## START Exercise inputs
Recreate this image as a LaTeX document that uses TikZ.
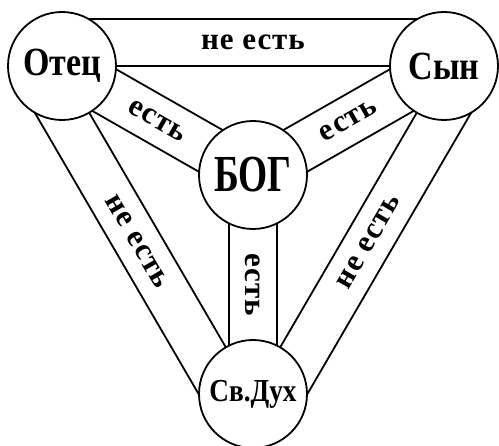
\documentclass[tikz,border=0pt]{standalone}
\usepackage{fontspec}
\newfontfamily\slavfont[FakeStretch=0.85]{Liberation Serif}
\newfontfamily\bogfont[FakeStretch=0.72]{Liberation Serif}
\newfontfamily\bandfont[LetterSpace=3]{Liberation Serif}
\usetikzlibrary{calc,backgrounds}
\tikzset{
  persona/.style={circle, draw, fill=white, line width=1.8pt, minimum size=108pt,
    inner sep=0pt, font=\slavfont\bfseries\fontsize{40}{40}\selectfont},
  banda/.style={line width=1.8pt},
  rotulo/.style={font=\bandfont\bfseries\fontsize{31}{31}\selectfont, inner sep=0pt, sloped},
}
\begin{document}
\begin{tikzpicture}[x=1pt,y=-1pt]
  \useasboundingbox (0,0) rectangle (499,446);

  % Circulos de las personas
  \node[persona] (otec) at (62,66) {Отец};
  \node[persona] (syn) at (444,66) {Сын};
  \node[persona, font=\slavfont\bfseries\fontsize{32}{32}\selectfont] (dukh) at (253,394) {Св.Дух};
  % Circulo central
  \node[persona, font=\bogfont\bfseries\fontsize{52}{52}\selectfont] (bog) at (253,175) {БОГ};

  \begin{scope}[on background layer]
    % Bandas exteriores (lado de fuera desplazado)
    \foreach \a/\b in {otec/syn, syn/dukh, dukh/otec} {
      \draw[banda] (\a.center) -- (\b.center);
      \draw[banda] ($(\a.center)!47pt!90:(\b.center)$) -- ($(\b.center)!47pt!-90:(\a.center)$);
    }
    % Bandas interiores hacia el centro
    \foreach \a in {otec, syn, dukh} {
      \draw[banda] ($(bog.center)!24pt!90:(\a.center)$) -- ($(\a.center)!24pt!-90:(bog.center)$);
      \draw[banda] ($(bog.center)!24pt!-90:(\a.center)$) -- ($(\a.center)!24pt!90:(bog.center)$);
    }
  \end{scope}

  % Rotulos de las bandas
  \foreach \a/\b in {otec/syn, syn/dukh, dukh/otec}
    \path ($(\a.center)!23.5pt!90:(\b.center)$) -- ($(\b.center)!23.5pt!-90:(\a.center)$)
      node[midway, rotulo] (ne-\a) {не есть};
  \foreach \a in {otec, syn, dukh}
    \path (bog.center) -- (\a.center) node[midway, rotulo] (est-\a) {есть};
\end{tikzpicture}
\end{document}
## END Exercise inputs
## START Exercise inputs
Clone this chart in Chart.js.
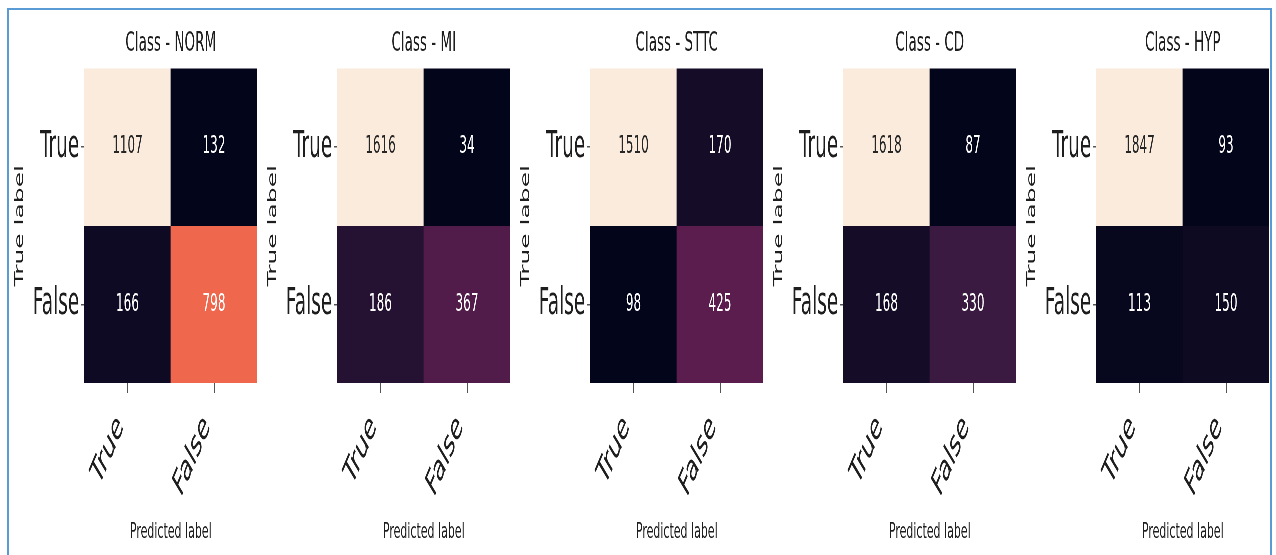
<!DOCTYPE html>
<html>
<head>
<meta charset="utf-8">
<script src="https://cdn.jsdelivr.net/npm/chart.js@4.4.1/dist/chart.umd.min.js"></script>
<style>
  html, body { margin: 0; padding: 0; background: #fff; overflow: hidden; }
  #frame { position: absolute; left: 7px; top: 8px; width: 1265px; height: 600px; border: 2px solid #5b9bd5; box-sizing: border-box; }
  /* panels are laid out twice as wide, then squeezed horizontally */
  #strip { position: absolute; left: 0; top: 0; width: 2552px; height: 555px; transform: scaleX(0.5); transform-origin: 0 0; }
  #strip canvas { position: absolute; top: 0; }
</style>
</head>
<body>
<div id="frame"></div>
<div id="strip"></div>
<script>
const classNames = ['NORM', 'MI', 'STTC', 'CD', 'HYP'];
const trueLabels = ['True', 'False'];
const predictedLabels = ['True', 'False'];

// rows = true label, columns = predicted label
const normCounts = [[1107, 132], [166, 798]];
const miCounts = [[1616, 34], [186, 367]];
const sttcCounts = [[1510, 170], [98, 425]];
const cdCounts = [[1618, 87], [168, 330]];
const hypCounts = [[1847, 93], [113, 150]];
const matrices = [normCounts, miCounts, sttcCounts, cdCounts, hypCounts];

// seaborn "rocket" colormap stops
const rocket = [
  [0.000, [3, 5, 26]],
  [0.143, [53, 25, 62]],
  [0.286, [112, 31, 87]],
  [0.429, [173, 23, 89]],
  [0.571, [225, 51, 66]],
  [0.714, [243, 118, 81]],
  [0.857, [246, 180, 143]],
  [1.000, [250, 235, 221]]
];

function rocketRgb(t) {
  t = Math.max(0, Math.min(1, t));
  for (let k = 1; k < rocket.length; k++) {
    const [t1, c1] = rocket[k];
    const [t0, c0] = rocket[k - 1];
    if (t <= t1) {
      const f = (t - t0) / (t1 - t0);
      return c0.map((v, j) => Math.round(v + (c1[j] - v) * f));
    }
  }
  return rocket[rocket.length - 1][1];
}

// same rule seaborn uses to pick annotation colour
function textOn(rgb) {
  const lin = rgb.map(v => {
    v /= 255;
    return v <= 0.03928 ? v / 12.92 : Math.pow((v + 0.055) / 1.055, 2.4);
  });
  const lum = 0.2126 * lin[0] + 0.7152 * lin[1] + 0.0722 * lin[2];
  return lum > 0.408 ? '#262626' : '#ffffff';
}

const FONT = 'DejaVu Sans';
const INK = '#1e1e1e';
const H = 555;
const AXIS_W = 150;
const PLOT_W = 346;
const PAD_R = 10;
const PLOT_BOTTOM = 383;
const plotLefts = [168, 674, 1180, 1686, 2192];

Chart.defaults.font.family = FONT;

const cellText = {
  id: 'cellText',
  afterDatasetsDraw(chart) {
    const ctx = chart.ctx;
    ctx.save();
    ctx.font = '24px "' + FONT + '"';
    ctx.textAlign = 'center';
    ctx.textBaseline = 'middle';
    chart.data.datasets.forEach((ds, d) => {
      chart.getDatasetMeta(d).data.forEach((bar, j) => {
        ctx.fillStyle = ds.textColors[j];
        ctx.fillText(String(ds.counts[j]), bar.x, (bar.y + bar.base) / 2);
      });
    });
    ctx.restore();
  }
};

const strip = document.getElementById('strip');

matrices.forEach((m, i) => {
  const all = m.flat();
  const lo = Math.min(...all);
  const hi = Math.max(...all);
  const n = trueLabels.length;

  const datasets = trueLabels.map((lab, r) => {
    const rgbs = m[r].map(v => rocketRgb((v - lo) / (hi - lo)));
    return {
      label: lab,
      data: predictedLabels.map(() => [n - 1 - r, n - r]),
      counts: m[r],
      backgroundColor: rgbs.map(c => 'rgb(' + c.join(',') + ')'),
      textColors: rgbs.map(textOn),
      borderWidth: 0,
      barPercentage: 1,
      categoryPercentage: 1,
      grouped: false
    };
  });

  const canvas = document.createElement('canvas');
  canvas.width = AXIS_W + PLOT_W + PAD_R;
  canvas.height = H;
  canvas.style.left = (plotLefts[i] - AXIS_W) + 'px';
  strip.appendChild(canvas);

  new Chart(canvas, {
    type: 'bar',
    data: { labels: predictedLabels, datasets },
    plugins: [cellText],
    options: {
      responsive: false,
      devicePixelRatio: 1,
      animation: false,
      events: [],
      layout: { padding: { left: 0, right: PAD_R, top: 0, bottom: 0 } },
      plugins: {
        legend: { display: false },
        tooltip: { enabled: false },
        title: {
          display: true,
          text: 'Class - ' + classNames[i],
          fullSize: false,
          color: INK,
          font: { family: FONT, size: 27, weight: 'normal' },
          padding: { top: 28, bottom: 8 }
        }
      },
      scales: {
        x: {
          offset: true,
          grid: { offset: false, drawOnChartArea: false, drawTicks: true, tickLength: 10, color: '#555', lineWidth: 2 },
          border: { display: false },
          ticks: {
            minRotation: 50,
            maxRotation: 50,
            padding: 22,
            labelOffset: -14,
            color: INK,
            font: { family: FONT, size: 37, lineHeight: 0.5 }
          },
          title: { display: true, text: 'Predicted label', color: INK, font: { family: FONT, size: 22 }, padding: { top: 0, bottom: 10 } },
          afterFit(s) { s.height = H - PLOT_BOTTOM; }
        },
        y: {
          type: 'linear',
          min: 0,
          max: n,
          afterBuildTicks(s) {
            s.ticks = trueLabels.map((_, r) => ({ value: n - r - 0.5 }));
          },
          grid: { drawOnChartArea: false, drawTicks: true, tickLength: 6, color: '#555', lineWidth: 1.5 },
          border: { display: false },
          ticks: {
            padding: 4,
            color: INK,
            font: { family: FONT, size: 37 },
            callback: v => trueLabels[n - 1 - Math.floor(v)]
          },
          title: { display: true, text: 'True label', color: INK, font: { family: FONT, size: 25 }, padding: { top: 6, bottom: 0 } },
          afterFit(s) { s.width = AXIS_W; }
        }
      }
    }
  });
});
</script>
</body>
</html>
## END Exercise inputs
## START Exercise inputs
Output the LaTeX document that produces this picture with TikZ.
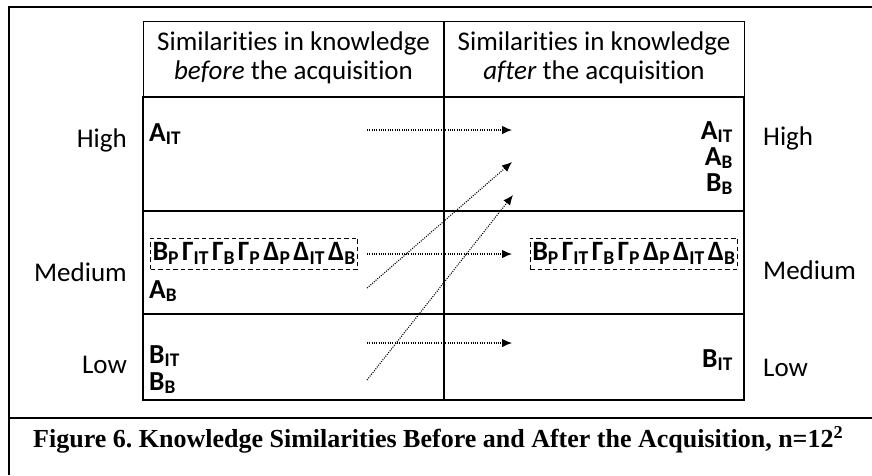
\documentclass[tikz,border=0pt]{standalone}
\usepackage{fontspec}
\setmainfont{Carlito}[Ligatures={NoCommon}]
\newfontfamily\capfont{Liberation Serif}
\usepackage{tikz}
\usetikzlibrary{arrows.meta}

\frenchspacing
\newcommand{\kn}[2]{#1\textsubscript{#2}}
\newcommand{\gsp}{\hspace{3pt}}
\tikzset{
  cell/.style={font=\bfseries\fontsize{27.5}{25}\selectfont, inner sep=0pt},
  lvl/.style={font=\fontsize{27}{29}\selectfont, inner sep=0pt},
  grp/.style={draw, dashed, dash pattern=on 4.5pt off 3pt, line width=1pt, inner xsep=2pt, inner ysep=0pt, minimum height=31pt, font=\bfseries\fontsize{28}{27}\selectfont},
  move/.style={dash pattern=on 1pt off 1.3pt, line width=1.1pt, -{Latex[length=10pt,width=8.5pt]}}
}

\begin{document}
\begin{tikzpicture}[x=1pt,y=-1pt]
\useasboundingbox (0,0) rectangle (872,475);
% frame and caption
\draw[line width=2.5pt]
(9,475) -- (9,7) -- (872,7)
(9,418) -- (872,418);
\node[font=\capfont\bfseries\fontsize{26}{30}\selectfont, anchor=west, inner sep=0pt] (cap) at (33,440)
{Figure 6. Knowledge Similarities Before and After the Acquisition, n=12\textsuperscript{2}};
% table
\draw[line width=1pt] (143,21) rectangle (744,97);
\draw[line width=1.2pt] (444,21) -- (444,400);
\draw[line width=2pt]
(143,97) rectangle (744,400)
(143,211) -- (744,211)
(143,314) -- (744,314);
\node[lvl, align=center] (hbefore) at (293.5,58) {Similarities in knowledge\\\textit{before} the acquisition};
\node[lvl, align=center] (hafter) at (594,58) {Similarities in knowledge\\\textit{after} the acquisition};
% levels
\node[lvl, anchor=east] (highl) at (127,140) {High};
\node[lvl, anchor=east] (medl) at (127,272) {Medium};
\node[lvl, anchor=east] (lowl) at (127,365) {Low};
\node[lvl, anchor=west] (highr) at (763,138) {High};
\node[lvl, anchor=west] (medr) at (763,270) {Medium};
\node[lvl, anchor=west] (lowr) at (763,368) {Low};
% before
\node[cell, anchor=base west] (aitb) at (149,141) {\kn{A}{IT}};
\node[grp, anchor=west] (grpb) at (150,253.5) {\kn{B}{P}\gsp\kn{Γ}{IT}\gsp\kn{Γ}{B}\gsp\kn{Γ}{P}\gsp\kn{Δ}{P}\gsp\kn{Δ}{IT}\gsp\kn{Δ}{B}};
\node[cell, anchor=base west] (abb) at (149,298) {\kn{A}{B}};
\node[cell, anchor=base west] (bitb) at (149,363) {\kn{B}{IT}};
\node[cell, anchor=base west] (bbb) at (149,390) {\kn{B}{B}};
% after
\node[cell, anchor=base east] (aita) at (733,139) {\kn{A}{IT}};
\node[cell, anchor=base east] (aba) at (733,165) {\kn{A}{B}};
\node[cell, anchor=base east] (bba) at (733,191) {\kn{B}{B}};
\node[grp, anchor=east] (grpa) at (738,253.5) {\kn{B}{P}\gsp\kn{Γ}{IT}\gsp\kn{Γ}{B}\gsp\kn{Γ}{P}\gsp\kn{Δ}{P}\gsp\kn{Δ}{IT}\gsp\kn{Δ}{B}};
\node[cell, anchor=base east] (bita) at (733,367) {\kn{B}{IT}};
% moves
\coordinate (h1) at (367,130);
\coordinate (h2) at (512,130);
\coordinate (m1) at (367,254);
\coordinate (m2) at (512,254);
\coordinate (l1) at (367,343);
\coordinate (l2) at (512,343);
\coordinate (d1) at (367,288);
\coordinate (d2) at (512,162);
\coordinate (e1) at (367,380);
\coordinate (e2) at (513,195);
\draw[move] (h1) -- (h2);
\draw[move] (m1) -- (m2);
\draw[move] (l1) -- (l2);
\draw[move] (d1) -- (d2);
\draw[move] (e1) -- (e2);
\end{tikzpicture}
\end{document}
## END Exercise inputs
◆ Required work:
Write down exactly what the lines above say, from the line holding "Clone this chart in Chart.js." through the line holding "const predictedLabels = ['True', 'False'];", and nothing more. Do not copy the pictures.

◆ The completed task:
Clone this chart in Chart.js.
<!DOCTYPE html>
<html>
<head>
<meta charset="utf-8">
<script src="https://cdn.jsdelivr.net/npm/chart.js@4.4.1/dist/chart.umd.min.js"></script>
<style>
  html, body { margin: 0; padding: 0; background: #fff; overflow: hidden; }
  #frame { position: absolute; left: 7px; top: 8px; width: 1265px; height: 600px; border: 2px solid #5b9bd5; box-sizing: border-box; }
  /* panels are laid out twice as wide, then squeezed horizontally */
  #strip { position: absolute; left: 0; top: 0; width: 2552px; height: 555px; transform: scaleX(0.5); transform-origin: 0 0; }
  #strip canvas { position: absolute; top: 0; }
</style>
</head>
<body>
<div id="frame"></div>
<div id="strip"></div>
<script>
const classNames = ['NORM', 'MI', 'STTC', 'CD', 'HYP'];
const trueLabels = ['True', 'False'];
const predictedLabels = ['True', 'False'];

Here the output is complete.